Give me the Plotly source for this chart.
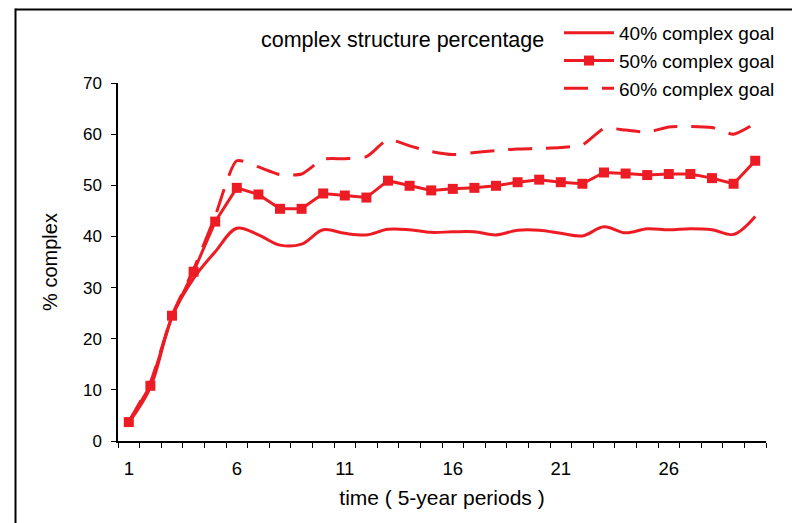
import plotly.graph_objects as go

periods = list(range(1, 31))
goal40 = [3.6, 10.5, 24.3, 31.8, 37.0, 41.6, 40.3, 38.3, 38.5, 41.3,
          40.6, 40.3, 41.4, 41.3, 40.8, 40.9, 40.9, 40.3, 41.2, 41.2,
          40.6, 40.1, 41.9, 40.7, 41.5, 41.3, 41.5, 41.3, 40.4, 43.9]
goal50 = [3.7, 10.8, 24.5, 33.1, 42.9, 49.5, 48.2, 45.4, 45.4, 48.4,
          48.0, 47.6, 50.9, 49.9, 49.0, 49.3, 49.5, 49.9, 50.6, 51.1,
          50.6, 50.3, 52.5, 52.3, 52.0, 52.2, 52.2, 51.4, 50.3, 54.8]
goal60 = [3.8, 11.5, 24.5, 33.6, 44.0, 54.8, 53.6, 52.1, 52.2, 55.1,
          55.2, 55.6, 58.9, 57.7, 56.6, 56.0, 56.4, 56.8, 57.1, 57.2,
          57.4, 57.9, 61.1, 60.8, 60.4, 61.4, 61.5, 61.3, 60.0, 62.1]
series_names = ["40% complex goal", "50% complex goal", "60% complex goal"]
xtick_vals = [1, 6, 11, 16, 21, 26]
ytick_vals = [0, 10, 20, 30, 40, 50, 60, 70]

RED = "#ED1C24"
FONT = "Liberation Sans, Arial, sans-serif"

fig = go.Figure()
fig.add_trace(go.Scatter(x=periods, y=goal40, name=series_names[0], mode="lines",
                         line=dict(color=RED, width=3, shape="spline", smoothing=1.0)))
fig.add_trace(go.Scatter(x=periods, y=goal50, name=series_names[1], mode="lines+markers",
                         line=dict(color=RED, width=3),
                         marker=dict(symbol="square", size=10, color=RED)))
fig.add_trace(go.Scatter(x=periods, y=goal60, name=series_names[2], mode="lines",
                         line=dict(color=RED, width=3, dash="24px,14px",
                                   shape="spline", smoothing=0.6)))

L, R, T, B = 118, 26, 83, 82
W, H = 792, 523
pw, ph = W - L - R, H - T - B

def px(x):
    return (x - L) / pw

def py(y):
    return (H - B - y) / ph

fig.update_layout(
    width=W, height=H,
    margin=dict(l=L, r=R, t=T, b=B, autoexpand=False),
    paper_bgcolor="white", plot_bgcolor="white",
    font=dict(family=FONT, size=15, color="black"),
    showlegend=True,
    legend=dict(x=px(559), y=py(14), xanchor="left", yanchor="top",
                font=dict(size=19), itemwidth=50, bgcolor="rgba(0,0,0,0)",
                tracegroupgap=0),
    xaxis=dict(range=[0.5, 30.5], tickmode="array", tickvals=xtick_vals,
               automargin=False,
               ticks="outside", ticklen=10, tickcolor="rgba(0,0,0,0)",
               showline=True, linecolor="black", linewidth=1.5,
               showgrid=False, zeroline=False, tickfont=dict(size=18.5),
               minor=dict(ticks="outside", tick0=0.5, dtick=1, ticklen=5,
                          tickcolor="black", showgrid=False),
               title=dict(text="time ( 5-year periods )", font=dict(size=21), standoff=12)),
    yaxis=dict(range=[0, 70], tickmode="array", tickvals=ytick_vals,
               automargin=False,
               ticks="outside", ticklen=5, tickcolor="black",
               showline=True, linecolor="black", linewidth=1.5,
               showgrid=False, zeroline=False, tickfont=dict(size=17),
               ticklabelstandoff=6,
               title=dict(text="% complex", font=dict(size=20), standoff=20)),
    annotations=[dict(text="complex structure percentage", xref="paper", yref="paper",
                      x=px(259), y=py(40), xanchor="left", yanchor="middle",
                      showarrow=False, font=dict(size=21.5))],
    shapes=[
        dict(type="line", xref="paper", yref="paper", x0=px(15.5), x1=px(810),
             y0=py(9.5), y1=py(9.5), line=dict(color="black", width=2), layer="above"),
        dict(type="line", xref="paper", yref="paper", x0=px(15.5), x1=px(15.5),
             y0=py(8.5), y1=py(540), line=dict(color="black", width=2), layer="above"),
    ],
)

fig.write_html("out.html", config={"displayModeBar": False},
               post_script="document.body.style.margin='0';document.body.style.padding='0';document.body.style.overflow='hidden';")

* * * * * * *

• INSTRUCTIONS FOR THE TASK: Restate the whole listing above exactly, except for its images.

• SOLUTION TO THIS PROBLEM:
Give me the Plotly source for this chart.
import plotly.graph_objects as go

periods = list(range(1, 31))
goal40 = [3.6, 10.5, 24.3, 31.8, 37.0, 41.6, 40.3, 38.3, 38.5, 41.3,
          40.6, 40.3, 41.4, 41.3, 40.8, 40.9, 40.9, 40.3, 41.2, 41.2,
          40.6, 40.1, 41.9, 40.7, 41.5, 41.3, 41.5, 41.3, 40.4, 43.9]
goal50 = [3.7, 10.8, 24.5, 33.1, 42.9, 49.5, 48.2, 45.4, 45.4, 48.4,
          48.0, 47.6, 50.9, 49.9, 49.0, 49.3, 49.5, 49.9, 50.6, 51.1,
          50.6, 50.3, 52.5, 52.3, 52.0, 52.2, 52.2, 51.4, 50.3, 54.8]
goal60 = [3.8, 11.5, 24.5, 33.6, 44.0, 54.8, 53.6, 52.1, 52.2, 55.1,
          55.2, 55.6, 58.9, 57.7, 56.6, 56.0, 56.4, 56.8, 57.1, 57.2,
          57.4, 57.9, 61.1, 60.8, 60.4, 61.4, 61.5, 61.3, 60.0, 62.1]
series_names = ["40% complex goal", "50% complex goal", "60% complex goal"]
xtick_vals = [1, 6, 11, 16, 21, 26]
ytick_vals = [0, 10, 20, 30, 40, 50, 60, 70]

RED = "#ED1C24"
FONT = "Liberation Sans, Arial, sans-serif"

fig = go.Figure()
fig.add_trace(go.Scatter(x=periods, y=goal40, name=series_names[0], mode="lines",
                         line=dict(color=RED, width=3, shape="spline", smoothing=1.0)))
fig.add_trace(go.Scatter(x=periods, y=goal50, name=series_names[1], mode="lines+markers",
                         line=dict(color=RED, width=3),
                         marker=dict(symbol="square", size=10, color=RED)))
fig.add_trace(go.Scatter(x=periods, y=goal60, name=series_names[2], mode="lines",
                         line=dict(color=RED, width=3, dash="24px,14px",
                                   shape="spline", smoothing=0.6)))

L, R, T, B = 118, 26, 83, 82
W, H = 792, 523
pw, ph = W - L - R, H - T - B

def px(x):
    return (x - L) / pw

def py(y):
    return (H - B - y) / ph

fig.update_layout(
    width=W, height=H,
    margin=dict(l=L, r=R, t=T, b=B, autoexpand=False),
    paper_bgcolor="white", plot_bgcolor="white",
    font=dict(family=FONT, size=15, color="black"),
    showlegend=True,
    legend=dict(x=px(559), y=py(14), xanchor="left", yanchor="top",
                font=dict(size=19), itemwidth=50, bgcolor="rgba(0,0,0,0)",
                tracegroupgap=0),
    xaxis=dict(range=[0.5, 30.5], tickmode="array", tickvals=xtick_vals,
               automargin=False,
               ticks="outside", ticklen=10, tickcolor="rgba(0,0,0,0)",
               showline=True, linecolor="black", linewidth=1.5,
               showgrid=False, zeroline=False, tickfont=dict(size=18.5),
               minor=dict(ticks="outside", tick0=0.5, dtick=1, ticklen=5,
                          tickcolor="black", showgrid=False),
               title=dict(text="time ( 5-year periods )", font=dict(size=21), standoff=12)),
    yaxis=dict(range=[0, 70], tickmode="array", tickvals=ytick_vals,
               automargin=False,
               ticks="outside", ticklen=5, tickcolor="black",
               showline=True, linecolor="black", linewidth=1.5,
               showgrid=False, zeroline=False, tickfont=dict(size=17),
               ticklabelstandoff=6,
               title=dict(text="% complex", font=dict(size=20), standoff=20)),
    annotations=[dict(text="complex structure percentage", xref="paper", yref="paper",
                      x=px(259), y=py(40), xanchor="left", yanchor="middle",
                      showarrow=False, font=dict(size=21.5))],
    shapes=[
        dict(type="line", xref="paper", yref="paper", x0=px(15.5), x1=px(810),
             y0=py(9.5), y1=py(9.5), line=dict(color="black", width=2), layer="above"),
        dict(type="line", xref="paper", yref="paper", x0=px(15.5), x1=px(15.5),
             y0=py(8.5), y1=py(540), line=dict(color="black", width=2), layer="above"),
    ],
)

fig.write_html("out.html", config={"displayModeBar": False},
               post_script="document.body.style.margin='0';document.body.style.padding='0';document.body.style.overflow='hidden';")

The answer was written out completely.